Beams of light were able to slide through the myriad rectangular slits of the metallic awning that had been pulled down the window as a screen; and when somewhat blocked by forms in the environment the passing southerly trains became oblique. Obliquely, they changed the appearance of the man and in so doing changed the perspective of him. At one moment the light accentuated blemishes visible on his face and at another moment it diffused onto the whole countenance making it sleek and mysterious like tenebrous silver.

When the face was ugly its foul breath was fouler, and when handsome the snoring was a nice inebriating gust that picked up Nawin's kite; but in both perspectives the brazen Laotian in his impoverished vulnerability reminded him of Jatupon. There in tattered dirty clothes Jatupon, whom his brothers derided as 'Jatuporn,' was a vermin he could never entirely escape (scaling the prison walls of the subconscious as the boy did), no matter how many thousands of dollars in baht he was commissioned to paint his whores. For a moment he was scared of the Laotian as if having stumbled into a den of sleeping terrorist cells but it was the self that was his only terrorist. It was the self that filled him with stiffened, cold dread.
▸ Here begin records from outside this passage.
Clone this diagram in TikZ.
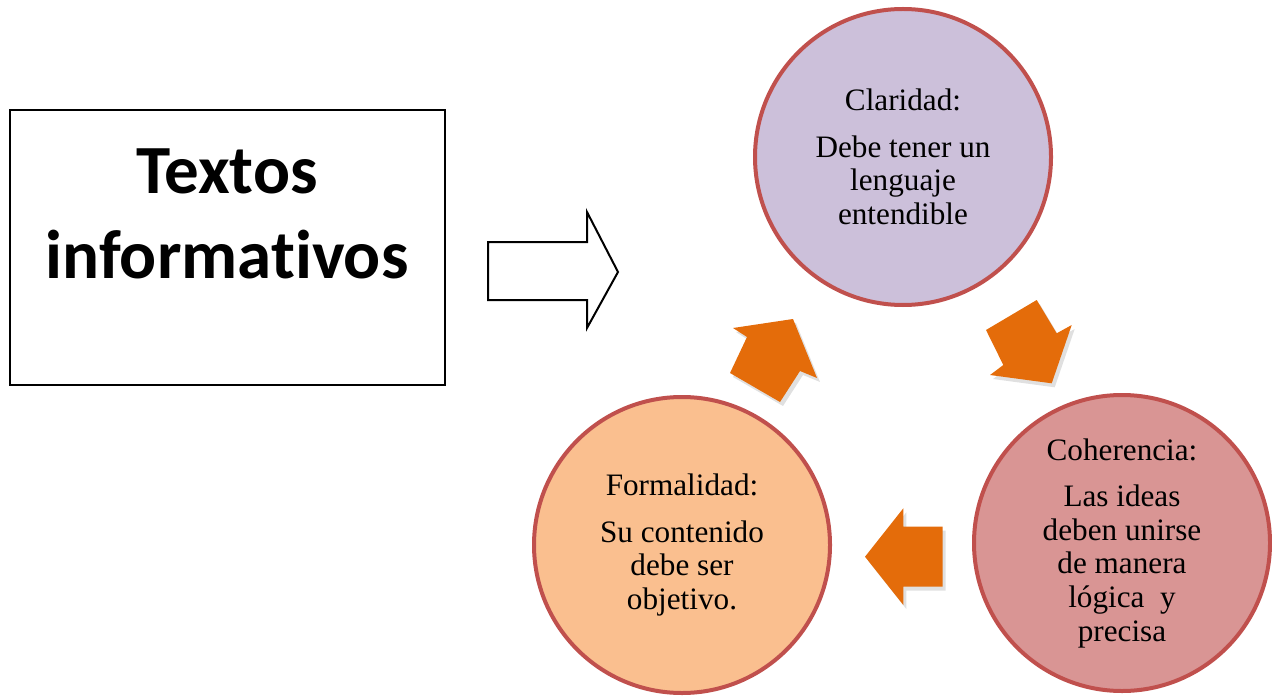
\documentclass[tikz,border=0pt]{standalone}
\usepackage{fontspec}
\setmainfont{Liberation Serif}
\newfontfamily\boxfont[Ligatures=NoCommon]{Carlito}
\definecolor{ringred}{HTML}{C0504D}
\definecolor{lav}{HTML}{CCC0DA}
\definecolor{pinkfill}{HTML}{D99594}
\definecolor{peach}{HTML}{FABF8F}
\definecolor{orng}{HTML}{E46C0A}
\begin{document}
\begin{tikzpicture}[x=0.5pt,y=-0.5pt,
  ring/.style={circle, draw=ringred, line width=2pt, minimum size=148pt, inner sep=0pt,
    align=center, font=\fontsize{15.6}{16.8}\selectfont},
  blockarrow/.style={fill=orng},
  shadowarrow/.style={fill=black, opacity=0.12},
  outlinearrow/.style={draw=black, line width=1pt, fill=white, line join=miter}]
\useasboundingbox (0,0) rectangle (1272,695);
% left box
\node[draw=black, line width=1pt, minimum width=217.5pt, minimum height=137.5pt, inner sep=0pt] (box) at (227.5,247.5) {};
\node[font=\boxfont\bfseries\fontsize{34.5}{42.5}\selectfont, align=center, anchor=north] (boxtext) at (227,142) {Textos\\informativos};
% outline arrow
\draw[outlinearrow] (488,242) -- (587,242) -- (587,212) -- (618,272) -- (587,328) -- (587,300) -- (488,300) -- cycle;
% circles
\node[ring, fill=lav] (cla) at (903,157) {Claridad:\\[6.5pt]Debe tener un\\lenguaje\\entendible};
\node[ring, fill=pinkfill] (coh) at (1122,543) {Coherencia:\\[6.5pt]Las ideas\\deben unirse\\de manera\\lógica\ \ y\\precisa};
\node[ring, fill=peach] (for) at (682,545) {Formalidad:\\[6.5pt]Su contenido\\debe ser\\objetivo.};
% orange block arrows (soft shadow, then fill)
\begin{scope}[shift={(3,4)}]
\fill[shadowarrow] (793,319) -- (817,378) -- (800,371) -- (780,402) -- (730,373) -- (747,337) -- (733,328) -- cycle;
\fill[shadowarrow] (1036.7,300) -- (1056.7,333.3) -- (1071.7,325) -- (1051.7,383.3) -- (990,375) -- (1003.3,365) -- (986,330) -- cycle;
\fill[shadowarrow] (865,556.7) -- (903.3,508.3) -- (903.3,526.7) -- (942.7,526.7) -- (942.7,586.7) -- (903.3,586.7) -- (903.3,605) -- cycle;
\end{scope}
\fill[blockarrow] (793,319) -- (817,378) -- (800,371) -- (780,402) -- (730,373) -- (747,337) -- (733,328) -- cycle;
\fill[blockarrow] (1036.7,300) -- (1056.7,333.3) -- (1071.7,325) -- (1051.7,383.3) -- (990,375) -- (1003.3,365) -- (986,330) -- cycle;
\fill[blockarrow] (865,556.7) -- (903.3,508.3) -- (903.3,526.7) -- (942.7,526.7) -- (942.7,586.7) -- (903.3,586.7) -- (903.3,605) -- cycle;
\end{tikzpicture}
\end{document}
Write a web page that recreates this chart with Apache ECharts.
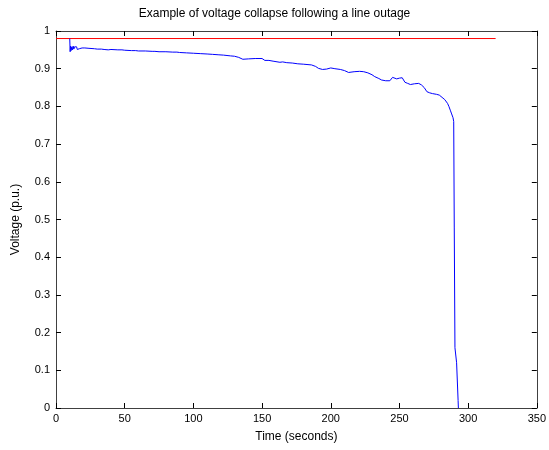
<!DOCTYPE html>
<html>
<head>
<meta charset="utf-8">
<script src="https://cdn.jsdelivr.net/npm/echarts@6/dist/echarts.min.js"></script>
<style>html,body{margin:0;padding:0;background:#fff}#c{width:549px;height:450px}</style>
</head>
<body>
<div id="c"></div>
<script>
var titleText = 'Example of voltage collapse following a line outage';
var xName = 'Time (seconds)';
var yName = 'Voltage (p.u.)';
var xTicks = [0, 50, 100, 150, 200, 250, 300, 350];
var yTicks = [0, 0.1, 0.2, 0.3, 0.4, 0.5, 0.6, 0.7, 0.8, 0.9, 1];

var refTime = [0, 320];
var refVoltage = [0.98, 0.98];

var voltTime = [10, 10.3, 10.6, 11, 11.5, 12, 12.5, 13, 13.5, 14, 15, 15.5, 16, 17, 17.5, 18, 19, 20, 21, 22, 24, 25, 28, 30, 33, 35, 38, 40, 45, 48, 50, 55, 58, 60, 65, 70, 72, 75, 80, 85, 88, 90, 95, 100, 105, 110, 114, 118, 122, 127, 130, 133, 136, 140, 145, 150, 152, 155, 158, 163, 165, 168, 172, 176, 180, 186, 189, 191, 194, 197, 200, 203, 207, 210, 213, 217, 221, 224, 227, 230, 232, 235, 237, 240, 243, 245, 248, 250, 252, 254, 256, 258, 261, 264, 266, 268, 270, 272, 274, 277, 279, 281, 283, 285, 286, 287, 288, 289, 289.5, 289.9, 290.4, 291.6, 292.7, 292.9];
var voltValue = [0.98, 0.945, 0.96, 0.948, 0.958, 0.95, 0.96, 0.952, 0.958, 0.953, 0.958, 0.951, 0.956, 0.953, 0.957, 0.952, 0.955, 0.952, 0.955, 0.953, 0.954, 0.952, 0.953, 0.952, 0.952, 0.951, 0.950, 0.951, 0.950, 0.950, 0.949, 0.948, 0.948, 0.947, 0.947, 0.946, 0.946, 0.945, 0.945, 0.944, 0.944, 0.943, 0.942, 0.941, 0.940, 0.939, 0.938, 0.937, 0.936, 0.934, 0.933, 0.930, 0.925, 0.926, 0.927, 0.927, 0.922, 0.922, 0.920, 0.917, 0.918, 0.916, 0.915, 0.913, 0.912, 0.910, 0.906, 0.901, 0.898, 0.899, 0.902, 0.900, 0.898, 0.895, 0.890, 0.892, 0.893, 0.892, 0.889, 0.884, 0.879, 0.874, 0.870, 0.868, 0.868, 0.877, 0.873, 0.875, 0.876, 0.864, 0.861, 0.858, 0.860, 0.861, 0.857, 0.850, 0.839, 0.836, 0.834, 0.832, 0.830, 0.824, 0.818, 0.808, 0.800, 0.790, 0.780, 0.770, 0.760, 0.48, 0.16, 0.12, 0.02, 0];

function pairs(xs, ys) { return xs.map(function (x, i) { return [x, ys[i]]; }); }

var font = 'Liberation Sans, Arial, sans-serif';
var axisCol = '#404040';
var chart = echarts.init(document.getElementById('c'), null, {renderer: 'canvas'});
function xAx(pos, show) {
  return {
    type: 'value', position: pos, min: xTicks[0], max: xTicks[xTicks.length - 1], interval: 50,
    name: show ? xName : '', nameLocation: 'middle', nameGap: 23,
    nameTextStyle: {fontFamily: font, fontSize: 12, color: '#000'},
    axisLine: {show: true, onZero: false, lineStyle: {color: axisCol, width: 1}},
    axisTick: {show: true, inside: true, length: 5, lineStyle: {color: '#000'}},
    axisLabel: {show: show, fontFamily: font, fontSize: 11, color: '#000', margin: 5},
    splitLine: {show: false}
  };
}
function yAx(pos, show) {
  return {
    type: 'value', position: pos, min: yTicks[0], max: yTicks[yTicks.length - 1], interval: 0.1,
    name: show ? yName : '', nameLocation: 'middle', nameGap: 34,
    nameTextStyle: {fontFamily: font, fontSize: 12, color: '#000'},
    axisLine: {show: true, onZero: false, lineStyle: {color: axisCol, width: 1}},
    axisTick: {show: true, inside: true, length: 5, lineStyle: {color: '#000'}},
    axisLabel: {show: show, fontFamily: font, fontSize: 11, color: '#000', margin: 6},
    splitLine: {show: false}
  };
}
chart.setOption({
  animation: false,
  backgroundColor: '#fff',
  title: {text: titleText, left: 'center', top: 3, textStyle: {fontFamily: font, fontSize: 12, fontWeight: 'normal', color: '#000'}},
  grid: {left: 56, top: 31, right: 12, bottom: 42, containLabel: false},
  xAxis: [xAx('bottom', true), xAx('top', false)],
  yAxis: [yAx('left', true), yAx('right', false)],
  series: [
    {type: 'line', data: pairs(refTime, refVoltage), showSymbol: false, lineStyle: {color: '#ff0000', width: 1}, silent: true},
    {type: 'line', data: pairs(voltTime, voltValue), showSymbol: false, lineStyle: {color: '#0000ff', width: 1}, silent: true}
  ]
});
</script>
</body>
</html>
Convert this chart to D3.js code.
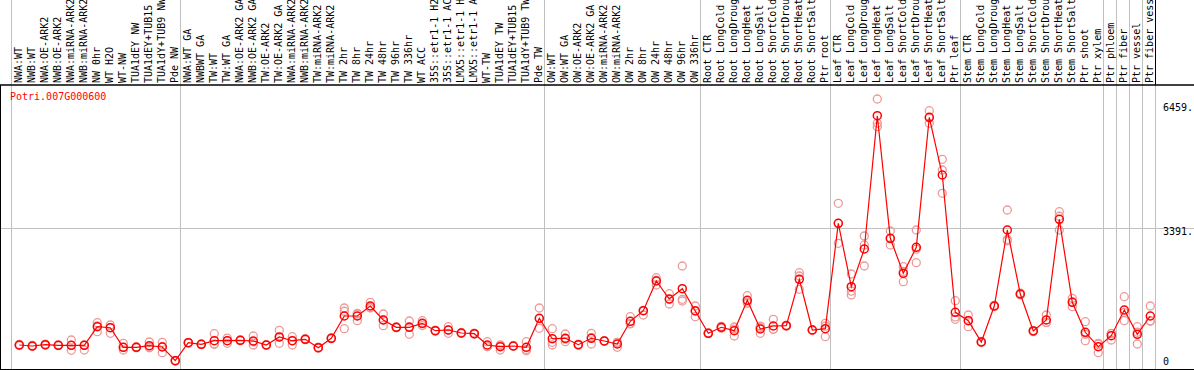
<!DOCTYPE html>
<html>
<head>
<meta charset="utf-8">
<script src="https://cdn.jsdelivr.net/npm/d3@7"></script>
<style>
  body { margin: 0; background: #fff; }
  svg { display: block; }
  text { font-family: "DejaVu Sans Mono", monospace; font-size: 10px; }
</style>
</head>
<body>
<svg id="chart" width="1194" height="370"></svg>
<script>
var geneName = "Potri.007G000600";

var samples = [
  "NWA:WT", "NWB:WT", "NWA:OE-ARK2", "NWB:OE-ARK2", "NWA:miRNA-ARK2", "NWB:miRNA-ARK2",
  "NW 0hr", "WT H2O", "WT-NW", "TUA1dEY NW", "TUA1dEY+TUB15", "TUA1dY+TUB9 NW", "Pde NW",
  "NWA:WT GA", "NWBWT GA", "TW:WT", "TW:WT GA", "NWA:OE-ARK2 GA", "NWB:OE-ARK2 GA",
  "TW:OE-ARK2", "TW:OE-ARK2 GA", "NWA:miRNA-ARK2", "NWB:miRNA-ARK2", "TW:miRNA-ARK2",
  "TW:miRNA-ARK2", "TW 2hr", "TW 8hr", "TW 24hr", "TW 48hr", "TW 96hr", "TW 336hr",
  "WT ACC", "35S::etr1-1 H2", "35S::etr1-1 AC", "LMX5::etr1-1 H", "LMX5::etr1-1 A",
  "WT-TW", "TUA1dEY TW", "TUA1dEY+TUB15", "TUA1dY+TUB9 TW", "Pde TW",
  "OW:WT", "OW:WT GA", "OW:OE-ARK2", "OW:OE-ARK2 GA", "OW:miRNA-ARK2", "OW:miRNA-ARK2",
  "OW 2hr", "OW 8hr", "OW 24hr", "OW 48hr", "OW 96hr", "OW 336hr",
  "Root CTR", "Root LongCold", "Root LongDroug", "Root LongHeat", "Root LongSalt",
  "Root ShortCold", "Root ShortDrou", "Root ShortHeat", "Root ShortSalt", "Ptr root",
  "Leaf CTR", "Leaf LongCold", "Leaf LongDroug", "Leaf LongHeat", "Leaf LongSalt",
  "Leaf ShortCold", "Leaf ShortDrou", "Leaf ShortHeat", "Leaf ShortSalt", "Ptr leaf",
  "Stem CTR", "Stem LongCold", "Stem LongDroug", "Stem LongHeat", "Stem LongSalt",
  "Stem ShortCold", "Stem ShortDrou", "Stem ShortHeat", "Stem ShortSalt", "Ptr shoot",
  "Ptr xylem", "Ptr phloem", "Ptr fiber", "Ptr vessel", "Ptr fiber vess"
];

// number of samples in each block between the grey separators
var groupSizes = [13, 28, 12, 10, 10, 11, 1, 1, 1, 1];

var means = [
  596, 572, 603, 589, 589, 589, 1032, 1008, 541, 541, 579, 548, 222,
  651, 613, 698, 698, 708, 691, 596, 787, 698, 732, 532, 756, 1287, 1287, 1525, 1192,
  1018, 1018, 1113, 937, 953, 882, 865, 596, 555, 572, 541, 1232,
  746, 756, 603, 756, 691, 620, 1161, 1413, 2121, 1692, 1938, 1406,
  875, 1018, 937, 1661, 977, 1049, 1056, 2162, 953, 984,
  3496, 1985, 2884, 6061, 3139, 2305, 2924, 6023, 4648, 1375,
  1175, 667, 1525, 3337, 1811, 930, 1192, 3592, 1614, 899, 555,
  818, 1430, 851, 1287
];

var replicates = [
  [596, 580, 610], [572, 560, 585], [603, 590, 615], [589, 580, 600], [715, 589, 470],
  [589, 600, 477], [1127, 1050, 913], [1073, 1008, 875], [636, 541, 477], [541, 530, 555],
  [667, 545, 530], [660, 560, 412], [222, 230, 215],
  [651, 640, 660], [613, 605, 620], [865, 613, 620], [698, 636, 760], [708, 700, 715],
  [810, 596, 670], [596, 585, 605], [946, 636, 780], [794, 596, 700], [732, 720, 745],
  [532, 520, 545], [756, 745, 765], [1478, 984, 1400], [1351, 1175, 1330], [1614, 1480, 1490],
  [1335, 1056, 1190], [1018, 1005, 1030], [1168, 851, 1035], [1175, 1060, 1100],
  [937, 925, 950], [1032, 875, 950], [882, 870, 895], [865, 855, 880], [675, 560, 555],
  [477, 580, 600], [572, 565, 580], [675, 490, 460], [1478, 994, 1225],
  [984, 596, 660], [858, 675, 735], [603, 590, 615], [875, 620, 770], [691, 680, 700],
  [541, 660, 660], [1270, 1113, 1100], [1311, 1413, 1420], [2200, 2026, 2140],
  [1819, 1573, 1680], [2479, 1685, 1645], [1525, 1270, 1420],
  [875, 865, 885], [1018, 1040, 995], [810, 1025, 975], [1771, 1620, 1590], [875, 1010, 1045],
  [1208, 970, 970], [1056, 1045, 1070], [2319, 1923, 2240], [953, 945, 960], [1113, 794, 1045],
  [3973, 3020, 3495], [2288, 1788, 1880], [3194, 2479, 2980], [6459, 5880, 5799],
  [3313, 2979, 3125], [2462, 2105, 2350], [3337, 2557, 2880], [6180, 5880, 6010],
  [5022, 4767, 4211], [1652, 1208, 1265],
  [1311, 1032, 1180], [667, 655, 680], [1525, 1510, 1540], [3813, 3115, 3080],
  [1811, 1790, 1830], [930, 915, 945], [1311, 1130, 1135], [3773, 3337, 3665],
  [1709, 1509, 1625], [1151, 698, 850], [412, 636, 620],
  [875, 715, 865], [1747, 1175, 1370], [1032, 620, 900], [1525, 1175, 1160]
];

var yTicks = [0, 3391, 6459];

var svg = d3.select("#chart"),
    width = +svg.attr("width"),
    height = +svg.attr("height");

var x = d3.scaleBand()
    .domain(d3.range(samples.length))
    .range([11, 1155]);

var y = d3.scaleLinear()
    .domain([0, 6459])
    .range([370, 99]);

var px = function(i) { return x(i) + 8.3; };   // marker sits a bit right of band centre

// grey separators between sample blocks
var bounds = [0];
groupSizes.forEach(function(n) { bounds.push(bounds[bounds.length - 1] + n); });

svg.append("g")
    .selectAll("line")
    .data(bounds)
    .enter().append("line")
    .attr("x1", function(b) { return b < samples.length ? x(b) + 0.5 : x.range()[1] + 0.5; })
    .attr("x2", function(b) { return b < samples.length ? x(b) + 0.5 : x.range()[1] + 0.5; })
    .attr("y1", 0)
    .attr("y2", height)
    .attr("stroke", "#c0c0c0");

// black tick above the value labels
svg.append("line")
    .attr("x1", 1155.5).attr("x2", 1155.5)
    .attr("y1", 0).attr("y2", 85)
    .attr("stroke", "#000");

// middle grid line
svg.append("line")
    .attr("x1", 0).attr("x2", width)
    .attr("y1", Math.round(y(yTicks[1])) + 0.5)
    .attr("y2", Math.round(y(yTicks[1])) + 0.5)
    .attr("stroke", "#c0c0c0");

// frame
svg.append("line").attr("x1", 0).attr("x2", width).attr("y1", 85).attr("y2", 85)
    .attr("stroke", "#000").attr("stroke-width", 1.5);
svg.append("line").attr("x1", 0).attr("x2", width).attr("y1", 369.5).attr("y2", 369.5)
    .attr("stroke", "#000");
svg.append("line").attr("x1", 0.5).attr("x2", 0.5).attr("y1", 85).attr("y2", 370)
    .attr("stroke", "#000");

// sample names, rotated
svg.append("g")
    .selectAll("text")
    .data(samples)
    .enter().append("text")
    .attr("transform", function(d, i) {
        return "translate(" + (x(i) + x.bandwidth() / 2 + 4) + ",83) rotate(-90)";
    })
    .attr("fill", "#000")
    .text(function(d) { return d; });

// gene id
svg.append("text")
    .attr("x", 10)
    .attr("y", 100)
    .attr("fill", "#ff0000")
    .text(geneName);

// value labels on the right
var yAxis = d3.axisRight(y)
    .tickValues(yTicks)
    .tickSize(0)
    .tickPadding(0)
    .tickFormat(function(d) { return d === 0 ? "0" : d + "."; });

var ax = svg.append("g")
    .attr("transform", "translate(1163,0)")
    .call(yAxis);
ax.select(".domain").remove();
ax.selectAll("text")
    .attr("x", 0)
    .attr("dy", function(d) { return d === 0 ? "-0.55em" : (d === 6459 ? "1.1em" : "0.7em"); })
    .attr("fill", "#000")
    .style("font-family", "\"DejaVu Sans Mono\", monospace")
    .style("font-size", "10px");

// replicate markers
var repPts = [];
replicates.forEach(function(r, i) {
    r.forEach(function(v) { repPts.push({ i: i, v: v }); });
});

svg.append("g")
    .selectAll("circle")
    .data(repPts)
    .enter().append("circle")
    .attr("cx", function(d) { return px(d.i); })
    .attr("cy", function(d) { return y(d.v); })
    .attr("r", 4)
    .attr("fill", "none")
    .attr("stroke", "#ee9999")
    .attr("stroke-width", 1.3);

// mean line
var line = d3.line()
    .x(function(d, i) { return px(i); })
    .y(function(d) { return y(d); });

svg.append("path")
    .datum(means)
    .attr("d", line)
    .attr("fill", "none")
    .attr("stroke", "#ff0000")
    .attr("stroke-width", 1.2);

// mean markers
svg.append("g")
    .selectAll("circle")
    .data(means)
    .enter().append("circle")
    .attr("cx", function(d, i) { return px(i); })
    .attr("cy", function(d) { return y(d); })
    .attr("r", 4)
    .attr("fill", "none")
    .attr("stroke", "#ff0000")
    .attr("stroke-width", 1.5);
</script>
</body>
</html>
Fortunately, with the walk to the bathroom, the attraction passed him entirely almost in the same moment it came upon him: Jatuporn was apprehended, and the self was placated as if this particular feeling were as inconsequential as all the other wind driven debris of the mind that had gone before.

If he believed that anything which overtook rational thought and equanimity in such a temporary, all pervasive and engaging burning, lacked legitimacy (and in a way he might have for he knew passion to be like the slight bitter aftertaste of too much cloying chocolate), it was of minor consideration being the Patpong prostitute depicter that he was. With lovely scented women (especially those in ovulation, which was every man's Venus Flytrap unless punctilious enough to carry a nosegay of multi-colored condoms) sensuality was wild flowers of searing energy popping up after a shower making the landscape anew. However, any titillation regarding a man was tremor and mudslides. It was his shaky world tearing apart, falling down the sores of its cracks, and being buried alive within the fall downward. Because of this, all he wanted was departure: in this case, to depart from the man, the spell, and the train, and as this was not possible, to again retreat into his once solitary bower.